Fortunately, Buska finds other means to make plausible the monarch’s love for her beloved Belle.  Kristina’s clumsy kiss charms with its mix of desire and naivete.  The consequences of a deliberate dip into a very cold river earn the monarch an “I suffered for love” badge.

Buska also succeeds in making Kristina’s mercurial behavior belong to a reasonable person instead of a burgeoning madwoman.   Kristina’s creativity and intelligence comes across as something she possesses, not something mentioned in the script.  Her correspondence with Descartes feels thoughtful.  She’s not above such politically cunning acts as using force to push a recalcitrant nation to bargain.  Her swordplay practice in undergarments feels like self-liberation from the strictures of royal responsibility.

Bryant’s portrayal of Johan as the film’s villain proves problematic.  Ambition and jealousy play prominent parts in the behavior of the Chancellor’s son.  Yet any sense of menace or frustrated entitlement feels lacking in Bryant’s performance.  Surprisingly, the royal line of succession never becomes an effective political cudgel in Johan’s hands.

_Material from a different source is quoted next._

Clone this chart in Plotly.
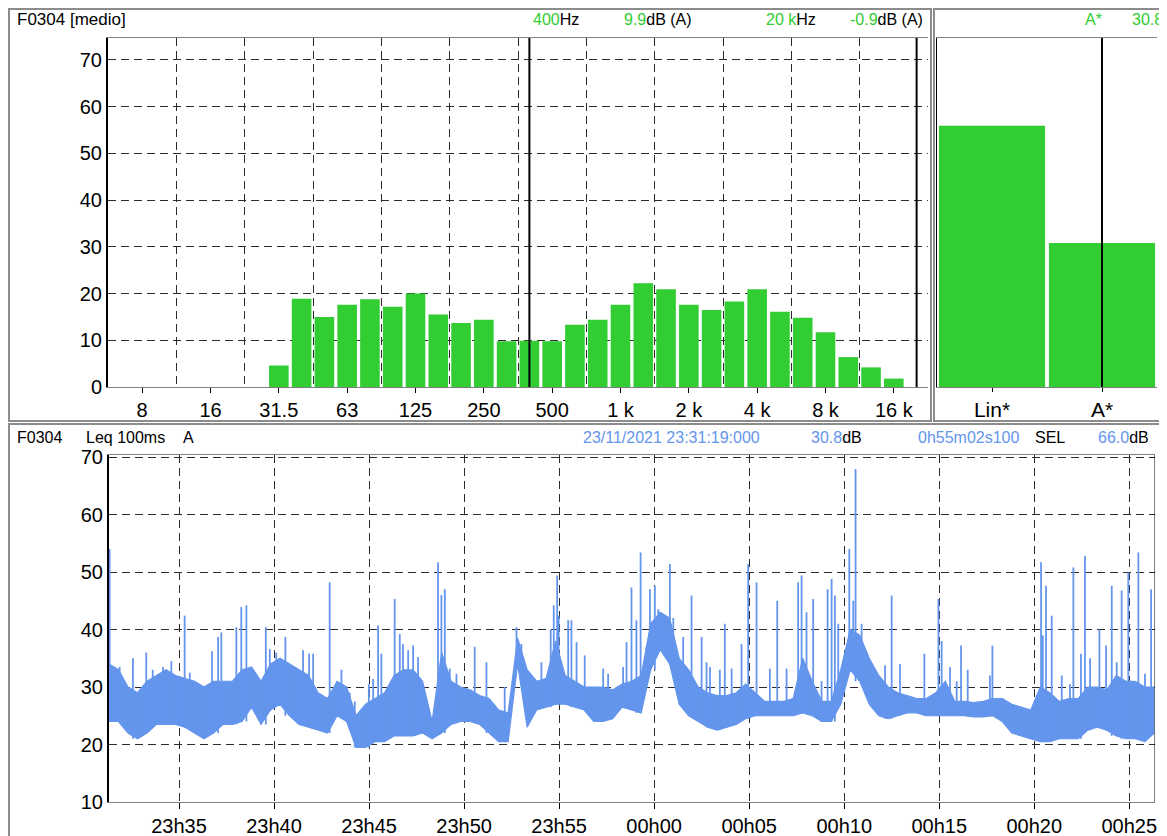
import numpy as np
import pandas as pd
import plotly.graph_objects as go

W, H = 1167, 836
OFF = 8  # page margin around the plot div

# 1/3 octave spectrum [medio], dB(A)
bands = ['8', '10', '12.5', '16', '20', '25', '31.5', '40', '50', '63', '80', '100',
         '125', '160', '200', '250', '315', '400', '500', '630', '800', '1 k', '1.25 k',
         '1.6 k', '2 k', '2.5 k', '3.15 k', '4 k', '5 k', '6.3 k', '8 k', '10 k',
         '12.5 k', '16 k', '20 k']
levels = [None, None, None, None, None, None,
          4.6, 18.9, 15.0, 17.6, 18.8, 17.2, 20.0, 15.5, 13.7, 14.4, 9.8, 9.9,
          9.8, 13.3, 14.4, 17.6, 22.2, 20.9, 17.6, 16.5, 18.3, 20.9, 16.1, 14.8,
          11.7, 6.4, 4.2, 1.8, -0.9]
octave_labels = ['8', '16', '31.5', '63', '125', '250', '500', '1 k', '2 k', '4 k', '8 k', '16 k']

# global levels
glob_names = ['Lin*', 'A*']
glob_levels = [55.9, 30.8]

# Leq 100ms A time history, envelope read every 30 s (minutes from 23:31:19)
env_low = [24, 24, 22, 21, 22, 23.5, 23.5, 23.5, 23, 22,
           21, 22, 23.5, 23.5, 24, 26.5, 23.5, 26, 27, 25,
           23.5, 23, 22.5, 22, 25, 24, 19.5, 19.5, 20.5, 20.5,
           21.5, 21.5, 21.5, 22, 21, 22, 23.5, 24, 24, 23.5,
           22, 20.5, 20.5, 34, 23, 26, 26.5, 27, 27, 26.5,
           26, 24, 24, 24.5, 26.5, 26, 25.5, 33, 36.5, 34,
           27, 25, 24, 23, 22.5, 23, 23.5, 24.5, 25, 25,
           25, 25, 25, 25.5, 25, 24, 24, 27, 33, 31,
           27, 25, 24.5, 25, 25.5, 25.5, 25, 25, 25, 25,
           25, 24.8, 24.8, 25, 24, 22, 21.5, 21, 20.5, 20.5,
           21, 21, 21, 22.5, 23, 22.5, 21.5, 21, 21, 20.5, 22]
env_high = [34, 33, 30, 29, 31, 32, 33, 32, 31.5, 31,
            30, 31, 31, 31, 33, 33.5, 31, 34, 35, 34,
            33, 32, 29, 28, 31, 30, 25, 27, 28, 29,
            32, 33, 33, 31, 24, 36, 31, 30, 29.5, 28.5,
            28, 26, 25.5, 38.5, 33, 31, 31.5, 38, 32, 31,
            30, 30, 30, 29.5, 30.5, 31, 32, 41, 43, 42,
            35, 33, 30, 29, 28.5, 28.5, 29, 30.5, 29, 27.5,
            27.5, 27.5, 28, 35, 31, 27.5, 27.5, 33, 40, 39,
            35, 32, 30, 29, 28.5, 28, 28, 29, 31, 27.5,
            27.5, 27.3, 27.5, 28, 28, 27, 26.5, 26, 30, 29,
            27.5, 28, 28, 30, 30, 29.5, 32, 31, 31, 30, 30]

# short events (minutes from start, peak dB)
spike_t = [0.03, 0.56, 1.26, 1.96, 2.3, 2.84, 3.28, 3.98, 4.25, 5.42, 5.74, 5.91,
           6.7, 6.96, 7.23, 8.25, 8.46, 8.8, 9.28, 10.21, 10.53, 10.74, 11.61, 12.23,
           12.67, 12.93, 13.67, 13.9, 14.16, 14.33, 15.03, 15.3, 15.47, 15.74, 16.0,
           16.26, 17.31, 17.49, 17.67, 17.93, 18.28, 19.24, 19.86, 20.82, 21.44, 21.7,
           22.75, 23.24, 23.4, 23.58, 23.66, 24.16, 24.33, 24.6, 25.03, 26.0, 26.26,
           27.05, 27.23, 27.49, 27.75, 27.97, 28.28, 28.46, 28.72, 28.9, 29.51, 29.69,
           30.21, 30.65, 31.18, 31.44, 31.62, 32.14, 32.4, 32.76, 33.28, 33.63, 34.07,
           34.77, 35.16, 35.65, 36.26, 36.44, 36.7, 37.05, 37.49, 37.81, 38.02, 38.19,
           38.37, 38.95, 39.16, 39.28, 39.6, 40.83, 41.18, 41.62, 42.9, 43.64, 43.81,
           44.25, 44.6, 44.83, 45.18, 46.35, 46.48, 49.04, 49.13, 49.3, 49.6, 50.13,
           50.56, 50.74, 51.14, 51.35, 51.62, 52.11, 52.46, 52.76, 53.02, 53.28, 53.63,
           54.16, 54.51, 54.83]
spike_db = [54, 33.5, 35, 36, 33, 33.5, 34.5, 42.4, 32.5, 36.2, 38.7, 39.5,
            40.4, 43.9, 44.2, 40.4, 36.6, 36, 38.7, 36.4, 35.8, 35.8, 48.2, 33,
            29, 27.5, 30.5, 31.4, 40.7, 35.8, 45.3, 39.2, 37.5, 36.4, 37.2,
            35.2, 51.7, 46, 47, 33.2, 32.3, 37, 34.3, 30, 40.4, 37.5,
            34.3, 40, 44.2, 49.4, 42.4, 41.6, 41.6, 37.8, 35.5, 33.2, 32.3,
            33.5, 37.8, 47.3, 41.6, 53.4, 37, 47, 47.6, 43.5, 51.4, 42,
            38.7, 45.9, 38.7, 34.3, 33.5, 33, 41, 33.2, 37.5, 51.4, 48.2,
            33.2, 45, 33.2, 48.2, 49.4, 43, 45.3, 31, 47, 48.8, 45.9,
            41, 54, 45, 67.9, 41, 33.8, 45.9, 34, 35.8, 45.3, 38,
            33.5, 31, 37.2, 33, 32, 37.2, 51.7, 39, 47.6, 42.4, 32,
            30.5, 50.8, 35.8, 52.8, 35, 40, 37.2, 47.6, 34.3, 46.8, 49.9,
            53.4, 32.3, 47]

GREEN = '#32cd32'
BLUE = '#6495ed'
FONT = 'Liberation Sans, Arial'
GRID = '#2a2a2a'


def px(x):
    return (x - OFF) / W


def py(y):
    return 1 - (y - OFF) / H


start = pd.Timestamp('2021-11-23 23:31:19')
end = start + pd.Timedelta(minutes=55, seconds=2.1)
t_env = np.arange(len(env_low)) * 0.5
x_env = start + pd.to_timedelta(t_env, unit='m')

sx, sy = [], []
for t, p in zip(spike_t, spike_db):
    ts = start + pd.Timedelta(minutes=t)
    base = env_low[int(round(t * 2))]
    sx += [ts, ts, None]
    sy += [base, p, None]

fig = go.Figure()

fig.add_trace(go.Bar(x=list(range(len(bands))), y=levels, width=0.86,
                     marker=dict(color=GREEN, line=dict(width=0)),
                     xaxis='x', yaxis='y'))
fig.add_trace(go.Bar(x=[0, 1], y=glob_levels, width=0.965,
                     marker=dict(color=GREEN, line=dict(width=0)),
                     xaxis='x2', yaxis='y2'))

fig.add_trace(go.Scatter(x=x_env, y=env_low, mode='lines',
                         line=dict(color=BLUE, width=1.2),
                         xaxis='x3', yaxis='y3'))
fig.add_trace(go.Scatter(x=x_env, y=env_high, mode='lines', fill='tonexty',
                         fillcolor=BLUE, line=dict(color=BLUE, width=1.2),
                         xaxis='x3', yaxis='y3'))
fig.add_trace(go.Scatter(x=sx, y=sy, mode='lines',
                         line=dict(color=BLUE, width=1.8),
                         xaxis='x3', yaxis='y3'))

tick_font = dict(family=FONT, size=20, color='black')
dash = '8px,5px'

fig.update_layout(
    width=W, height=H, margin=dict(l=0, r=0, t=0, b=0, autoexpand=False),
    paper_bgcolor='white', plot_bgcolor='white', showlegend=False,
    font=dict(family=FONT, color='black'),
    xaxis=dict(domain=[px(108), px(928)], range=[-1.5, 34.5], anchor='y',
               automargin=False,
               tickmode='array', tickvals=list(range(0, 34, 3)), ticktext=octave_labels,
               ticks='outside', ticklen=5, tickcolor='black', tickfont=tick_font,
               showgrid=False, zeroline=False,
               showline=True, linecolor='#808080', linewidth=1, mirror=True,
               minor=dict(tickmode='array', tickvals=[1.5 + 3 * i for i in range(11)],
                          showgrid=True, gridcolor=GRID, griddash=dash, gridwidth=1,
                          ticklen=0)),
    yaxis=dict(domain=[py(387), py(38)], range=[0, 74.7], anchor='x',
               automargin=False,
               tickmode='array', tickvals=list(range(0, 71, 10)),
               tickfont=tick_font, ticks='', showgrid=True, gridcolor=GRID,
               griddash=dash, gridwidth=1, zeroline=False,
               showline=True, linecolor='black', linewidth=2),
    xaxis2=dict(domain=[px(937), px(1157)], range=[-0.5, 1.5], anchor='y2',
                automargin=False,
                tickmode='array', tickvals=[0, 1], ticktext=glob_names,
                ticks='outside', ticklen=4, tickcolor='black',
                tickfont=dict(family=FONT, size=21, color='black'),
                showgrid=False, zeroline=False,
                showline=True, linecolor='#808080', linewidth=1, mirror=True),
    yaxis2=dict(domain=[py(387), py(38)], range=[0, 74.7], anchor='x2',
                automargin=False, showticklabels=False,
                showgrid=False, zeroline=False, ticks='',
                showline=True, linecolor='black', linewidth=1),
    xaxis3=dict(domain=[px(109), px(1155)], type='date', range=[start, end],
                anchor='y3', automargin=False,
                tick0='2021-11-23 23:35:00', dtick=300000, tickformat='%Hh%M',
                ticks='outside', ticklen=6, tickcolor='black', tickfont=tick_font,
                showgrid=True, gridcolor=GRID, griddash=dash, gridwidth=1,
                zeroline=False, showline=True, linecolor='#808080', linewidth=1,
                mirror=True),
    yaxis3=dict(domain=[py(802), py(455)], range=[10, 70.35], anchor='x3',
                automargin=False,
                tickmode='array', tickvals=list(range(10, 71, 10)),
                tickfont=tick_font, ticks='', showgrid=True, gridcolor=GRID,
                griddash=dash, gridwidth=1, zeroline=False,
                showline=True, linecolor='black', linewidth=2),
)

# panel frames
for x0, x1, y0, y1 in [(9, 931, 9, 421), (934, 1161, 9, 421), (9, 1161, 424, 850)]:
    fig.add_shape(type='rect', xref='paper', yref='paper', layer='below',
                  x0=px(x0), x1=px(x1), y0=py(y1), y1=py(y0),
                  line=dict(color='#8c8c8c', width=2))

# cursors
for xv in [17, 34]:
    fig.add_shape(type='line', xref='x', yref='y domain', x0=xv, x1=xv, y0=0, y1=1,
                  line=dict(color='black', width=2))
fig.add_shape(type='line', xref='x2', yref='y2 domain', x0=1, x1=1, y0=0, y1=1,
              line=dict(color='black', width=2))
fig.add_shape(type='line', xref='x3', yref='y3 domain', x0=end, x1=end, y0=0, y1=1,
              line=dict(color='black', width=1))


def g(s):
    return f"<span style='color:{GREEN}'>{s}</span>"


def b(s):
    return f"<span style='color:{BLUE}'>{s}</span>"


headers = [
    ('F0304 [medio]', 15, 20, 'left', 17),
    (g('400') + 'Hz', 531, 20, 'left', 16),
    (g('9.9') + 'dB (A)', 622, 20, 'left', 16),
    (g('20 k') + 'Hz', 764, 20, 'left', 16),
    (g('-0.9') + 'dB (A)', 925, 20, 'right', 16),
    (g('A*'), 1083, 20, 'left', 16),
    (g('30.8'), 1130, 20, 'left', 16),
    ('F0304', 15, 438, 'left', 16),
    ('Leq 100ms', 84, 438, 'left', 16),
    ('A', 181, 438, 'left', 16),
    (b('23/11/2021 23:31:19:000'), 581, 438, 'left', 16),
    (b('30.8') + 'dB', 809, 438, 'left', 16),
    (b('0h55m02s100'), 1022, 438, 'right', 16),
    ('SEL', 1033, 438, 'left', 16),
    (b('66.0') + 'dB', 1151, 438, 'right', 16),
]
for text, x, y, anchor, size in headers:
    fig.add_annotation(text=text, x=px(x), y=py(y), xref='paper', yref='paper',
                       xanchor=anchor, yanchor='middle', showarrow=False,
                       font=dict(family=FONT, size=size, color='black'))

fig.write_html("out.html")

Nyqvist does somewhat hold his own as the Chancellor.  But given the other actors’ performances, this is a definitely low bar.  The indulgent pragmatic father figure comes through easily.   Nyqvist also convinces viewers of his character’s history of cherishing and nurturing Kristina’s intelligence and inquisitiveness.  Yet when his surrogate daughter/son crosses several lines, particularly the religious one, his reaction lacks any feeling of agony or betrayal.

How many of the events related in “The Girl King” are fictional speculation and how many are historical fact?  The real-life Kristina’s correspondence with the real-life Ebba certainly hinted at a passion going above and beyond polite friendliness.  The Swedish monarch’s ultimate solutions to the succession issue and the Catholicism issue are indeed matters of historical fact.  Laypeople unfamiliar with the period can decide for themselves their degree of suspension of disbelief.

Queen Kristina has been embraced as a historical queer icon.   Garbo’s 1933 portrayal of the queer monarch limited acknowledgment of her orientation to a penchant for wearing men’s clothing.  Buska’s more openly pro-lesbian portrayal, though, will not supplant Garbo’s performance any time soon.

(“The Girl King” will receive a home video release from Wolfe Video.  It also opens December 4, 2015 at the Lark Theater (549 Magnolia Avenue, Larkspur).)